Exercise description: Among the entries below, which lines run from the line with "Emit a Python" through the line with "ax2 = ax.twinx()"? Retype those, both ends included, exactly and without pictures.
### Record list
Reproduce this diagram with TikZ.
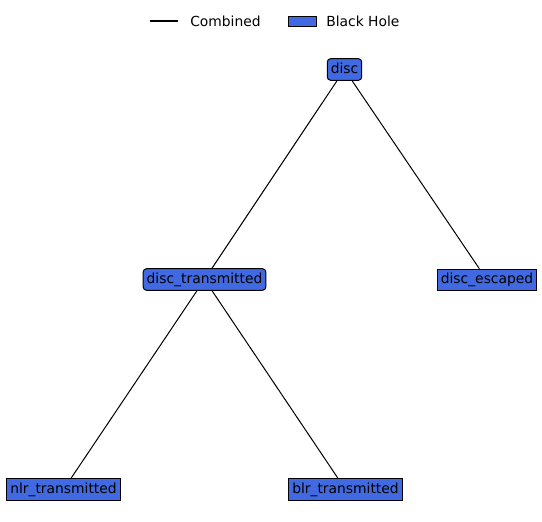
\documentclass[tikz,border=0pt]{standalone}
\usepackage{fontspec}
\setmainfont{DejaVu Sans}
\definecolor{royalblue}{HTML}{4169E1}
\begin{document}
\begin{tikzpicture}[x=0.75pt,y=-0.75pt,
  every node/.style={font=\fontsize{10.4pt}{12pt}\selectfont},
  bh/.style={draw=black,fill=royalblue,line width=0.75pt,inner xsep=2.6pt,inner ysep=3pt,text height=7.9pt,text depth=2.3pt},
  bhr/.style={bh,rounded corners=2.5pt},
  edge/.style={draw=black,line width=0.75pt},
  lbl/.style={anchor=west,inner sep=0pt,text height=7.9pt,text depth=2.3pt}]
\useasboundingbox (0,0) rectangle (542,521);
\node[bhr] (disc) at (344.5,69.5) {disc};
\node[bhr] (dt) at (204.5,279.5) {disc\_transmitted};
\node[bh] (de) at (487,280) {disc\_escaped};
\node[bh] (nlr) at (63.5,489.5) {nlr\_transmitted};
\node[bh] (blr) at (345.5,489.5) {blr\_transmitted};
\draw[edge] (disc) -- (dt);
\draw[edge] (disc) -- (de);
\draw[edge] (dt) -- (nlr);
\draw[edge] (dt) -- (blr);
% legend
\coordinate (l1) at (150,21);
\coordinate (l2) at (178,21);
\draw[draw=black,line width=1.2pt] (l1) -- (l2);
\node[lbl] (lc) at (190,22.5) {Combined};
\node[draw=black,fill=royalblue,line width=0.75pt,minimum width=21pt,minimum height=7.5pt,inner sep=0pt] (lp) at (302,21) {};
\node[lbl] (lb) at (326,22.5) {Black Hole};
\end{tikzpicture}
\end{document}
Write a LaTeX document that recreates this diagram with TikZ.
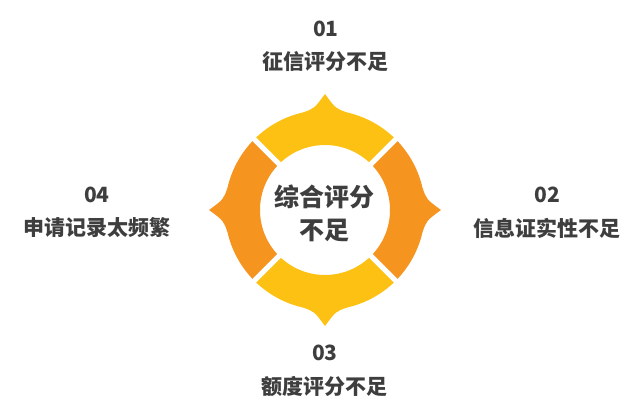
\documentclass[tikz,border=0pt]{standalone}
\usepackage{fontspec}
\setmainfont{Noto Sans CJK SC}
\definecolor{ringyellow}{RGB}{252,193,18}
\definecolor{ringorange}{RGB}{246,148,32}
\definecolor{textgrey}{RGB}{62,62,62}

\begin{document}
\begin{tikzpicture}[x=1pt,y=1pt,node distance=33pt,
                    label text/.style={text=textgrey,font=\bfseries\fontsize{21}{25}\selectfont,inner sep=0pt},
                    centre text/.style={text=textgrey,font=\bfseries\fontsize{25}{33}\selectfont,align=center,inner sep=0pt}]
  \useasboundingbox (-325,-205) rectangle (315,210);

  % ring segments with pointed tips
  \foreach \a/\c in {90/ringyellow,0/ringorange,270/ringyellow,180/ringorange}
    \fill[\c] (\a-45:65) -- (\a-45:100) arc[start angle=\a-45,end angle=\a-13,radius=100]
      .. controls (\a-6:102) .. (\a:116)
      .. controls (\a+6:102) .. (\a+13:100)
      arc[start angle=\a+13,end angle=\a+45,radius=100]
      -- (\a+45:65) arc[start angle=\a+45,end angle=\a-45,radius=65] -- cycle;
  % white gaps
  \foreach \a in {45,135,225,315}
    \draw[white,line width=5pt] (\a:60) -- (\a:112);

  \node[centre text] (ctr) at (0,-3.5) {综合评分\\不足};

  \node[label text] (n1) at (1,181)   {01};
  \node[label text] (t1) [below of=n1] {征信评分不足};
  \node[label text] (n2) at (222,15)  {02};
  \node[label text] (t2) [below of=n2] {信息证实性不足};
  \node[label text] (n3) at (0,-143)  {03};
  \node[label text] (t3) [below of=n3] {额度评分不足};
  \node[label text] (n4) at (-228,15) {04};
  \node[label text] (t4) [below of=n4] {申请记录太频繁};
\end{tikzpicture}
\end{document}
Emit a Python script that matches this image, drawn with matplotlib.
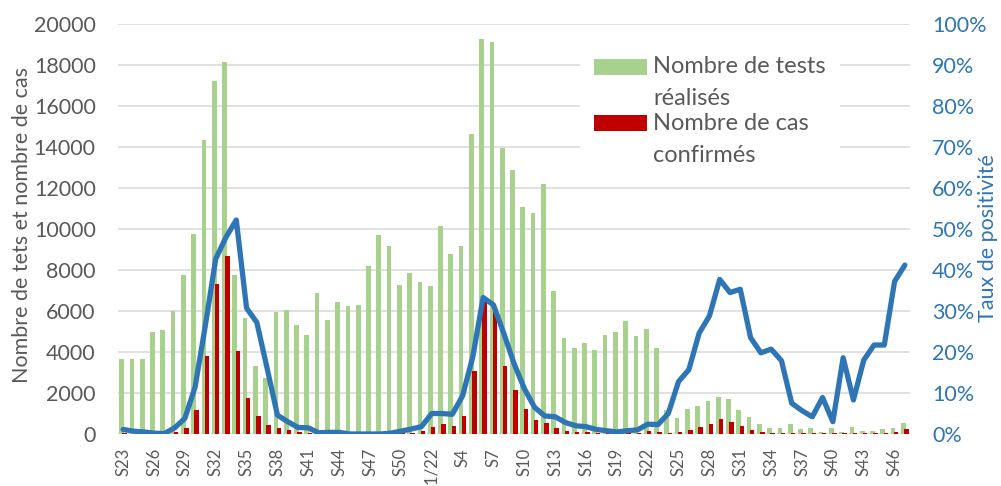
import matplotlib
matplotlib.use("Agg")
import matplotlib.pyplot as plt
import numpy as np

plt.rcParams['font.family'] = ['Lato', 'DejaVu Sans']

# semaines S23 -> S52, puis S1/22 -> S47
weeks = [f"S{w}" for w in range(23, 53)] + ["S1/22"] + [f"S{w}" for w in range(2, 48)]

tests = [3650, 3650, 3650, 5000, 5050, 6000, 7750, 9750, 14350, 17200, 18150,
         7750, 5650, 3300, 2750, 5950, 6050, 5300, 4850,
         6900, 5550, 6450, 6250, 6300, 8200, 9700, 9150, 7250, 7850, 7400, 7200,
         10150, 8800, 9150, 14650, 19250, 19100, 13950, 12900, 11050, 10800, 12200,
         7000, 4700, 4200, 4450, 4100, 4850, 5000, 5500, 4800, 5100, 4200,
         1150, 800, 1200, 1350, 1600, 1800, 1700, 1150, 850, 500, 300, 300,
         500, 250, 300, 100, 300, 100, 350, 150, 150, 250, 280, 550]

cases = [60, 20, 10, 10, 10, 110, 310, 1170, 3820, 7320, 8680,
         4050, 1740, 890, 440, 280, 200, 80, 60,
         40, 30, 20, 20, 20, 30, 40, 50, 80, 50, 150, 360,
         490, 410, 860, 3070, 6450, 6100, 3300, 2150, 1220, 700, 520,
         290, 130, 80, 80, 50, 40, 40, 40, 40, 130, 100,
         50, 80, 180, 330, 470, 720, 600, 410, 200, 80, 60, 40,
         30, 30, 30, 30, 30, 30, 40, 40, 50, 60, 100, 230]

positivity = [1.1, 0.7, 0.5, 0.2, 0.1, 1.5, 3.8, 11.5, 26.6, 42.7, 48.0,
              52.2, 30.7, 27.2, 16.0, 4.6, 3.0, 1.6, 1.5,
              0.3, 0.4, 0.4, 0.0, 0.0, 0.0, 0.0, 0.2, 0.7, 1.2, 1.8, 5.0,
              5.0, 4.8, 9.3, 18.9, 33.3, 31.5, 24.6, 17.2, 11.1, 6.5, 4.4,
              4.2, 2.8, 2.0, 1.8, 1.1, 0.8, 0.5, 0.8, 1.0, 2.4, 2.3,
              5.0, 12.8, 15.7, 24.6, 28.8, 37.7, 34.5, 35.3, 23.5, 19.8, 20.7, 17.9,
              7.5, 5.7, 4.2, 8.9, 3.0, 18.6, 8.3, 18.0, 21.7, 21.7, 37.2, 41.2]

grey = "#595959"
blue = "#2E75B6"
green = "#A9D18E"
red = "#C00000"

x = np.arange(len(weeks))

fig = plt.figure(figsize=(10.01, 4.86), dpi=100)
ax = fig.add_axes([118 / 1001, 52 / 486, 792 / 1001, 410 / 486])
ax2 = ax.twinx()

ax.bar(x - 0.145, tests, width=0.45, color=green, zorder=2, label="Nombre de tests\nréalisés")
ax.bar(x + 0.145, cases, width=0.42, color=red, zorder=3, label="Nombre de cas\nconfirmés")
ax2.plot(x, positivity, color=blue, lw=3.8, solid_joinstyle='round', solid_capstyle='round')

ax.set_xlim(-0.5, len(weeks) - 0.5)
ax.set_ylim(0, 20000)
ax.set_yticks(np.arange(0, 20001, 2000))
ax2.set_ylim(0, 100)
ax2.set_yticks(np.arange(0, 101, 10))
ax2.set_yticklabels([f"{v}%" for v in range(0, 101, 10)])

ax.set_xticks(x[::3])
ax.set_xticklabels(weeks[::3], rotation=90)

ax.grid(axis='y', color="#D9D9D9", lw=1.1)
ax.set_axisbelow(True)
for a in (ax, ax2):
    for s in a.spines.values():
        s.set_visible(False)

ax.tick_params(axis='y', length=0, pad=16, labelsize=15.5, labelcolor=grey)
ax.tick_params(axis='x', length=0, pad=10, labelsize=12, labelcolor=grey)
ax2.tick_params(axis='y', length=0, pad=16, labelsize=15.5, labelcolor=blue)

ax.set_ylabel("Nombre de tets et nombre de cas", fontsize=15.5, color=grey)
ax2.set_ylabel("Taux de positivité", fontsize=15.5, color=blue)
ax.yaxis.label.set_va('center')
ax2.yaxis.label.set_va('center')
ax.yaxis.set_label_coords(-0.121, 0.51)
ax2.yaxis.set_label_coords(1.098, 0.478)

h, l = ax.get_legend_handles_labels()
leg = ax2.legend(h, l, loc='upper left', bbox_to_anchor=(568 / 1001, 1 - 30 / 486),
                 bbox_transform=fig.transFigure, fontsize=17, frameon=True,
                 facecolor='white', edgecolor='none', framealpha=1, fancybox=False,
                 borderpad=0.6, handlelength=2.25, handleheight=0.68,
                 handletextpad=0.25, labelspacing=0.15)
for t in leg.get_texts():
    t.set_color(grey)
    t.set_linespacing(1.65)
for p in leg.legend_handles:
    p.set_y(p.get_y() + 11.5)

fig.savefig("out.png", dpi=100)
######
Finished exercise:
Emit a Python script that matches this image, drawn with matplotlib.
import matplotlib
matplotlib.use("Agg")
import matplotlib.pyplot as plt
import numpy as np

plt.rcParams['font.family'] = ['Lato', 'DejaVu Sans']

# semaines S23 -> S52, puis S1/22 -> S47
weeks = [f"S{w}" for w in range(23, 53)] + ["S1/22"] + [f"S{w}" for w in range(2, 48)]

tests = [3650, 3650, 3650, 5000, 5050, 6000, 7750, 9750, 14350, 17200, 18150,
         7750, 5650, 3300, 2750, 5950, 6050, 5300, 4850,
         6900, 5550, 6450, 6250, 6300, 8200, 9700, 9150, 7250, 7850, 7400, 7200,
         10150, 8800, 9150, 14650, 19250, 19100, 13950, 12900, 11050, 10800, 12200,
         7000, 4700, 4200, 4450, 4100, 4850, 5000, 5500, 4800, 5100, 4200,
         1150, 800, 1200, 1350, 1600, 1800, 1700, 1150, 850, 500, 300, 300,
         500, 250, 300, 100, 300, 100, 350, 150, 150, 250, 280, 550]

cases = [60, 20, 10, 10, 10, 110, 310, 1170, 3820, 7320, 8680,
         4050, 1740, 890, 440, 280, 200, 80, 60,
         40, 30, 20, 20, 20, 30, 40, 50, 80, 50, 150, 360,
         490, 410, 860, 3070, 6450, 6100, 3300, 2150, 1220, 700, 520,
         290, 130, 80, 80, 50, 40, 40, 40, 40, 130, 100,
         50, 80, 180, 330, 470, 720, 600, 410, 200, 80, 60, 40,
         30, 30, 30, 30, 30, 30, 40, 40, 50, 60, 100, 230]

positivity = [1.1, 0.7, 0.5, 0.2, 0.1, 1.5, 3.8, 11.5, 26.6, 42.7, 48.0,
              52.2, 30.7, 27.2, 16.0, 4.6, 3.0, 1.6, 1.5,
              0.3, 0.4, 0.4, 0.0, 0.0, 0.0, 0.0, 0.2, 0.7, 1.2, 1.8, 5.0,
              5.0, 4.8, 9.3, 18.9, 33.3, 31.5, 24.6, 17.2, 11.1, 6.5, 4.4,
              4.2, 2.8, 2.0, 1.8, 1.1, 0.8, 0.5, 0.8, 1.0, 2.4, 2.3,
              5.0, 12.8, 15.7, 24.6, 28.8, 37.7, 34.5, 35.3, 23.5, 19.8, 20.7, 17.9,
              7.5, 5.7, 4.2, 8.9, 3.0, 18.6, 8.3, 18.0, 21.7, 21.7, 37.2, 41.2]

grey = "#595959"
blue = "#2E75B6"
green = "#A9D18E"
red = "#C00000"

x = np.arange(len(weeks))

fig = plt.figure(figsize=(10.01, 4.86), dpi=100)
ax = fig.add_axes([118 / 1001, 52 / 486, 792 / 1001, 410 / 486])
ax2 = ax.twinx()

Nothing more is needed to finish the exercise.